Friday, August 07, 2009

Number 571

The doctor is in!

Sometime in the mid-1970s my friend, Del, drove over 40 miles from his home to show me something he had bought. "I've found an undiscovered Will Eisner story! He was drawing another character under a pen-name, Jerry Grandenetti!" he announced, showing me a copy of Fiction House's The Monster #1.

Poor Del. He wouldn't have bought the comic had he known the story was not by Eisner. Del was a bit of an art snob, only collecting artists he thought were the very top of the comics A-list: Raymond, Foster, Eisner, the EC comics artists, etc.

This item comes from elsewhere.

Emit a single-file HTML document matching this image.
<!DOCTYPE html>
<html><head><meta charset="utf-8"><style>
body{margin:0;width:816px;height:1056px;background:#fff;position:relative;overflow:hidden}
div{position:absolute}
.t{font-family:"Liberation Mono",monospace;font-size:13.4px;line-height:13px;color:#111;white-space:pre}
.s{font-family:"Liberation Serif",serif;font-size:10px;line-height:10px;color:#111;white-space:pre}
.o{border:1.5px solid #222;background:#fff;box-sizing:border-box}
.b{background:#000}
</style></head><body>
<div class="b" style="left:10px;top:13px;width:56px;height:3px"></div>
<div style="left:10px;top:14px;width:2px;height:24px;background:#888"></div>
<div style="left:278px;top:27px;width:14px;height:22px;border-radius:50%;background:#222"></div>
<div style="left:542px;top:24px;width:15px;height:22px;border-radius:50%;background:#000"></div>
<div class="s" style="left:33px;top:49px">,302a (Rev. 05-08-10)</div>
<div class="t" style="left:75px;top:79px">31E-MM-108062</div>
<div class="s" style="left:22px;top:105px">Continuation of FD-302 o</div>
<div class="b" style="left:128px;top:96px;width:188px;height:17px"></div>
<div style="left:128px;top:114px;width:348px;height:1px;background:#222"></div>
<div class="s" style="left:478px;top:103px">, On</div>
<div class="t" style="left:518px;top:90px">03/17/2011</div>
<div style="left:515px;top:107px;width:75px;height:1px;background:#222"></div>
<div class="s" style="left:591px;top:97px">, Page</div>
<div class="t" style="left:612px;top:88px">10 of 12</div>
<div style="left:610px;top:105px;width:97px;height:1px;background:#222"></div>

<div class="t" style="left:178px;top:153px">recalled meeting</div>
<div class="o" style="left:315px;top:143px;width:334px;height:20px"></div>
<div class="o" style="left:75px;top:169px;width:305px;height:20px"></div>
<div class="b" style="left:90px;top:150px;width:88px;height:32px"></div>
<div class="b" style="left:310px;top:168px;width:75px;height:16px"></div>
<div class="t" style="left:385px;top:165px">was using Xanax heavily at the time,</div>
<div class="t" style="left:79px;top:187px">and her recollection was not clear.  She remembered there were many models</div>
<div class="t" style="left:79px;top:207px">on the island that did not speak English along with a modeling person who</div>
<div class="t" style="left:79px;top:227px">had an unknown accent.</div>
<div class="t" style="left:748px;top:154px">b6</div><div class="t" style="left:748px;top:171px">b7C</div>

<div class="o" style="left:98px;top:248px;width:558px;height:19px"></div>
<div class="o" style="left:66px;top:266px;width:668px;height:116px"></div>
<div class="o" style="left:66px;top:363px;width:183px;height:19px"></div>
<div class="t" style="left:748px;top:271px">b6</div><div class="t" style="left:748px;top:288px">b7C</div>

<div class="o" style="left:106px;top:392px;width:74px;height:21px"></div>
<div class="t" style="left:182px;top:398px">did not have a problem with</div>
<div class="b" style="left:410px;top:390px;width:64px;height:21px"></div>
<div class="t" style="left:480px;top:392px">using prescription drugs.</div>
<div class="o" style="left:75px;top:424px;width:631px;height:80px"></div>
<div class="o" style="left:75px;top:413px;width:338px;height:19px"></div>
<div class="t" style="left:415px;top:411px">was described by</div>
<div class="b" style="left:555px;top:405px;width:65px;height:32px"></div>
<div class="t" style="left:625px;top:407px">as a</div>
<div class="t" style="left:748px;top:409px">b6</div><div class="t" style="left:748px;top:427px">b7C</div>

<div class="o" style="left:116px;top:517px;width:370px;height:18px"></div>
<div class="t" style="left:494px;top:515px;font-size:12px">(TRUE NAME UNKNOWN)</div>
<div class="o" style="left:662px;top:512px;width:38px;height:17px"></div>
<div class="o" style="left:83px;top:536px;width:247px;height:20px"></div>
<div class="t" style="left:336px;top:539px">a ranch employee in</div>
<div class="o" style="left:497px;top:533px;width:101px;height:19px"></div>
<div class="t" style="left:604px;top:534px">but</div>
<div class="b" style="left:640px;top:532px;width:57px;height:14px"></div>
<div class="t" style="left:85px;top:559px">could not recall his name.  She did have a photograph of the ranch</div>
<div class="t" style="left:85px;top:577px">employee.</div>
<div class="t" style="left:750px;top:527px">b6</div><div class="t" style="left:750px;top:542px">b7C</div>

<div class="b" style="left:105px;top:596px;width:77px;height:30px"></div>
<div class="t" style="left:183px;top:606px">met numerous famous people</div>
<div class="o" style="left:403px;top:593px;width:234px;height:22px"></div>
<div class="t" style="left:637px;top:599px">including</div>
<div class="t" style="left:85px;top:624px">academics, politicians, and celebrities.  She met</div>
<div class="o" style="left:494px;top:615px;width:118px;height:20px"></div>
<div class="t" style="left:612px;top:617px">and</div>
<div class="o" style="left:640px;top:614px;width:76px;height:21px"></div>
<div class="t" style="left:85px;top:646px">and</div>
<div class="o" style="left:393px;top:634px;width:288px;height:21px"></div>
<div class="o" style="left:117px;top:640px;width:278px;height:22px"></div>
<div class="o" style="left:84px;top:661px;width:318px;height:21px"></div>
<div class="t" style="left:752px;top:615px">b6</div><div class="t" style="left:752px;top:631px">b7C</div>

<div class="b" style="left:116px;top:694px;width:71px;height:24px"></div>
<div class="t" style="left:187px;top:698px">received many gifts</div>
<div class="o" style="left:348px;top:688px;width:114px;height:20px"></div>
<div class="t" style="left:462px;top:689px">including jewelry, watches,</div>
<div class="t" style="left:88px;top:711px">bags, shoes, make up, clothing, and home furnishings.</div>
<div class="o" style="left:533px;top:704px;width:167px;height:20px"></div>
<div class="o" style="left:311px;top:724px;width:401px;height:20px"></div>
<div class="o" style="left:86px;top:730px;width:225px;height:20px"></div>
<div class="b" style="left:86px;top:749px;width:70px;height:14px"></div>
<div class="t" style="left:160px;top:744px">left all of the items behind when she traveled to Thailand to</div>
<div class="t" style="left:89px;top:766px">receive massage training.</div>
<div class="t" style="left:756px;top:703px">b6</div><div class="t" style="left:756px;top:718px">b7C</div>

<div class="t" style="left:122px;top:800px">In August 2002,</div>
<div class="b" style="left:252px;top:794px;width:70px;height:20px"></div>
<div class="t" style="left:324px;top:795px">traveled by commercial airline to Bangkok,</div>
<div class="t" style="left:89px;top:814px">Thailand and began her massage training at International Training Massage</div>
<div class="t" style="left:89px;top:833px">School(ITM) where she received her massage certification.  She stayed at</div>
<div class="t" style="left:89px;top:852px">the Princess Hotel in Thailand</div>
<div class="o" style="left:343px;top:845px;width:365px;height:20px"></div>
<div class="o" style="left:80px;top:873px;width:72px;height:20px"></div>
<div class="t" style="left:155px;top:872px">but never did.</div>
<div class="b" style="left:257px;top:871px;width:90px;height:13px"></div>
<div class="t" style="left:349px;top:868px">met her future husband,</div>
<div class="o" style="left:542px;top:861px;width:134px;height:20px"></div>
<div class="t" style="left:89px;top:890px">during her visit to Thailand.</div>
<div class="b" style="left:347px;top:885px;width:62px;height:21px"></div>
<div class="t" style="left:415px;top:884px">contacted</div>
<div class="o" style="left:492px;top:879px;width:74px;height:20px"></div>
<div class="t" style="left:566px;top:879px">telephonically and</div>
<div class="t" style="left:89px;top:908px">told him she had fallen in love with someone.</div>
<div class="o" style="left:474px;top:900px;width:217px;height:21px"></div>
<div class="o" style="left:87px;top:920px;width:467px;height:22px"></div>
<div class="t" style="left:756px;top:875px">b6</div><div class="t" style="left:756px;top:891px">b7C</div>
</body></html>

I had to tell him it wasn't Eisner, and that Jerry Grandenetti was indeed a real person using his real name. It was worth it to break his heart, because he sold me that copy of The Monster for what he paid, $2.50.

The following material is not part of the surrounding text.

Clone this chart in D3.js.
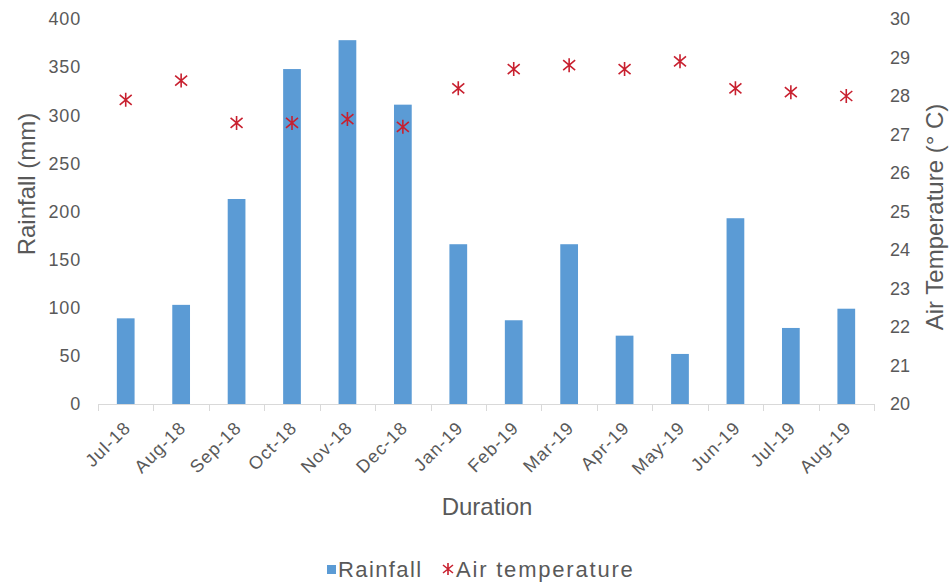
<!DOCTYPE html>
<html><head><meta charset="utf-8">
<script src="https://cdn.jsdelivr.net/npm/d3@7"></script>
<style>body{margin:0;background:#fff}svg{display:block}text{font-family:"Liberation Sans",Arial,sans-serif}</style>
</head><body><svg id="c" width="952" height="585"></svg>
<script>
const months = ["Jul-18","Aug-18","Sep-18","Oct-18","Nov-18","Dec-18","Jan-19","Feb-19","Mar-19","Apr-19","May-19","Jun-19","Jul-19","Aug-19"];
const rainfall = [89,103,213,348,378,311,166,87,166,71,52,193,79,99];
const airTemp = [27.9,28.4,27.3,27.3,27.4,27.2,28.2,28.7,28.8,28.7,28.9,28.2,28.1,28.0];
const rainTicks = [0,50,100,150,200,250,300,350,400];
const tempTicks = [20,21,22,23,24,25,26,27,28,29,30];

const svg = d3.select("#c");
const L = 98, R = 874, T = 19, B = 404;
const gray = "#595959";
const x = d3.scaleBand().domain(months).range([L, R]).paddingInner(0.68).paddingOuter(0.34);
const yL = d3.scaleLinear().domain([0,400]).range([B, T]);
const yR = d3.scaleLinear().domain([20,30]).range([B, T]);

// bars
svg.append("g").selectAll("rect").data(months).join("rect")
  .attr("x", d => x(d)).attr("width", x.bandwidth())
  .attr("y", (d,i) => yL(rainfall[i])).attr("height", (d,i) => B - yL(rainfall[i]))
  .attr("fill", "#5b9bd5");

// x axis line with ticks at category boundaries
const xa = svg.append("g");
xa.append("line").attr("x1", L).attr("x2", R).attr("y1", B+0.5).attr("y2", B+0.5).attr("stroke", "#d9d9d9");
d3.range(months.length+1).forEach(i => {
  const xx = Math.round(L + i*(R-L)/months.length) + 0.5;
  xa.append("line").attr("x1", xx).attr("x2", xx).attr("y1", B).attr("y2", B+7).attr("stroke", "#d9d9d9");
});
xa.selectAll("text.xl").data(months).join("text").attr("class","xl")
  .attr("transform", d => `translate(${x(d)+x.bandwidth()/2+6},${B+25}) rotate(-45)`)
  .attr("text-anchor","end").attr("font-size",18).attr("letter-spacing",1).attr("fill",gray).text(d => d);

// left ticks
svg.append("g").selectAll("text").data(rainTicks).join("text")
  .attr("x", 81).attr("y", d => yL(d)).attr("dy","0.35em").attr("text-anchor","end")
  .attr("font-size",18).attr("letter-spacing",0.8).attr("fill",gray).text(d => d);
// right ticks
svg.append("g").selectAll("text").data(tempTicks).join("text")
  .attr("x", 890).attr("y", d => yR(d)).attr("dy","0.35em").attr("text-anchor","start")
  .attr("font-size",18).attr("fill",gray).text(d => d);

// stars
const star = "M0,-7L0,7M-6,-5L6,5M-6,5L6,-5";
svg.append("g").selectAll("path").data(months).join("path")
  .attr("transform", (d,i) => `translate(${x(d)+x.bandwidth()/2},${yR(airTemp[i])})`)
  .attr("d", star).attr("stroke", "#c8202f").attr("stroke-width", 1.6).attr("fill","none");

// axis titles
svg.append("text").attr("transform","translate(35,184) rotate(-90)").attr("text-anchor","middle")
  .attr("font-size",24).attr("fill",gray).text("Rainfall (mm)");
svg.append("text").attr("transform","translate(943,217) rotate(-90)").attr("text-anchor","middle")
  .attr("font-size",24).attr("fill",gray).text("Air Temperature (° C)");
svg.append("text").attr("x",487).attr("y",515).attr("text-anchor","middle")
  .attr("font-size",24).attr("fill",gray).text("Duration");

// legend
const lg = svg.append("g");
lg.append("rect").attr("x",327).attr("y",565).attr("width",9).attr("height",9).attr("fill","#5b9bd5");
lg.append("text").attr("x",338).attr("y",577).attr("font-size",22).attr("letter-spacing",1.4).attr("fill",gray).text("Rainfall");
lg.append("path").attr("transform","translate(448,569)").attr("d","M0,-6L0,6M-5,-4L5,4M-5,4L5,-4")
  .attr("stroke","#c8202f").attr("stroke-width",1.6);
lg.append("text").attr("x",456).attr("y",577).attr("font-size",22).attr("letter-spacing",1.8).attr("fill",gray).text("Air temperature");
</script></body></html>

Jerry Grandenetti had quite a comic book career, including a stint as one of Will Eisner's assistants on The Spirit. As far as I'm concerned he's on the comics A-list I keep in my head.

The story, reprinted in The Monster #1, 1953, originally appeared in Rangers Comics #48, 1949.


Tamfos said...

The always under-appreciated Jerry Grandenetti! Beautiful stuff. And conceptually speaking, panel Six on the last page is stunning! Love his work. Thanks, Pappy!

Booksteve said...

Looking back, Grandenetti's career reminds me of that of the much more recent Bill Sienkiewicz--he started out aping a mentor them developed a highly stylized (but not always popular) style of his own. Never appreciated Jerry at DC when I was a kid but learned to later by seeing reprinted stories like this and watching his uniqueness develop. Thanks. Never seen this one in color!

Richard Gagnon said...

I don't know if the parallel to Sienkiewicz really works...since Grandenetti essentially *was* Eisner, what with the studio system and Eisner's often minimal involvement in Spirit stories...

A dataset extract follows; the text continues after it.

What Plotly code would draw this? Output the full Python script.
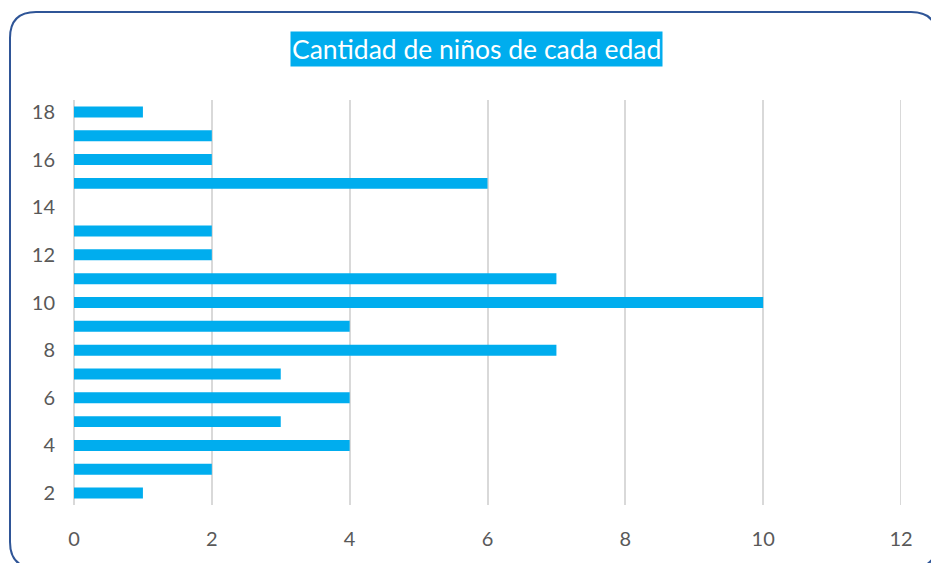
import plotly.graph_objects as go

ages = [2, 3, 4, 5, 6, 7, 8, 9, 10, 11, 12, 13, 14, 15, 16, 17, 18]
counts = [1, 2, 4, 3, 4, 3, 7, 4, 10, 7, 2, 2, 0, 6, 2, 2, 1]
title_text = "Cantidad de niños de cada edad"
x_ticks = [0, 2, 4, 6, 8, 10, 12]
y_ticks = [2, 4, 6, 8, 10, 12, 14, 16, 18]
x_max = 12

W, H = 931, 563
L, R, T, B = 74, 30, 100, 58
pw, ph = W - L - R, H - T - B

def px(x):
    return (x - L) / pw

def py(y):
    return (H - B - y) / ph

fig = go.Figure(go.Bar(
    x=counts, y=ages, orientation="h", width=0.46,
    marker=dict(color="#00ADEE", line=dict(width=0)),
    hoverinfo="x+y",
))

# last gridline at the right edge of the range
fig.add_shape(type="line", x0=x_max, x1=x_max, y0=0, y1=1, xref="x", yref="paper",
              line=dict(color="#D9D9D9", width=2), layer="below")

# rounded border
x0, y0, x1, y1, r = 10, 12, 937, 568, 26
path = (f"M {px(x0)},{py(y0 + r)} Q {px(x0)},{py(y0)} {px(x0 + r)},{py(y0)} "
        f"L {px(x1 - r)},{py(y0)} Q {px(x1)},{py(y0)} {px(x1)},{py(y0 + r)} "
        f"L {px(x1)},{py(y1 - r)} Q {px(x1)},{py(y1)} {px(x1 - r)},{py(y1)} "
        f"L {px(x0 + r)},{py(y1)} Q {px(x0)},{py(y1)} {px(x0)},{py(y1 - r)} Z")
fig.add_shape(type="path", path=path, xref="paper", yref="paper",
              line=dict(color="#2F5597", width=2), layer="above")

fig.add_annotation(
    text=title_text, x=px(476), y=py(49), xref="paper", yref="paper",
    showarrow=False, bgcolor="#00ADEE", borderpad=1,
    font=dict(family="Lato", size=26.5, color="white"),
    xanchor="center", yanchor="middle",
)

fig.update_layout(
    width=W, height=H, margin=dict(l=L, r=R, t=T, b=B),
    paper_bgcolor="white", plot_bgcolor="white",
    showlegend=False,
    font=dict(family="Lato", size=20, color="#595959"),
    xaxis=dict(range=[0, x_max], tickvals=x_ticks, showgrid=True,
               gridcolor="#D9D9D9", gridwidth=2, zeroline=True,
               zerolinecolor="#D9D9D9", zerolinewidth=2,
               showline=False, ticks="outside", ticklen=16,
               tickcolor="rgba(0,0,0,0)", fixedrange=True),
    yaxis=dict(range=[1.5, 18.5], tickvals=y_ticks, showgrid=False,
               zeroline=False, showline=False, ticks="outside", ticklen=14,
               tickcolor="rgba(0,0,0,0)", fixedrange=True),
)

fig.write_html("out.html", config={"displayModeBar": False},
               post_script="document.body.style.margin='0px';")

What's often seen as Eisner's best Spirit work, the mid-to-late 40s, is often nearly pure Grandenetti (with Marilyn Mercer doing most of the writing). Eisner was basically a supervisor at that point.

But yeah, it was Eisner's style, but Grandenetti had a lot of tricks of his own.

Thanks for sharing this beautiful story!

Paul Brigg said...

Apparently the complete Spirit story that Steranko chose as an example of Eisner at his best for The Steranko History of Comics was in fact drawn by Grandenetti. Steranko was apparently pissed when he discovered this -- I saw him at a con in London around 1980 and when asked about Eisner he just said "What did he ever draw?"

Grandenetti was indeed a wonderful artist and yes, always under-appreciated.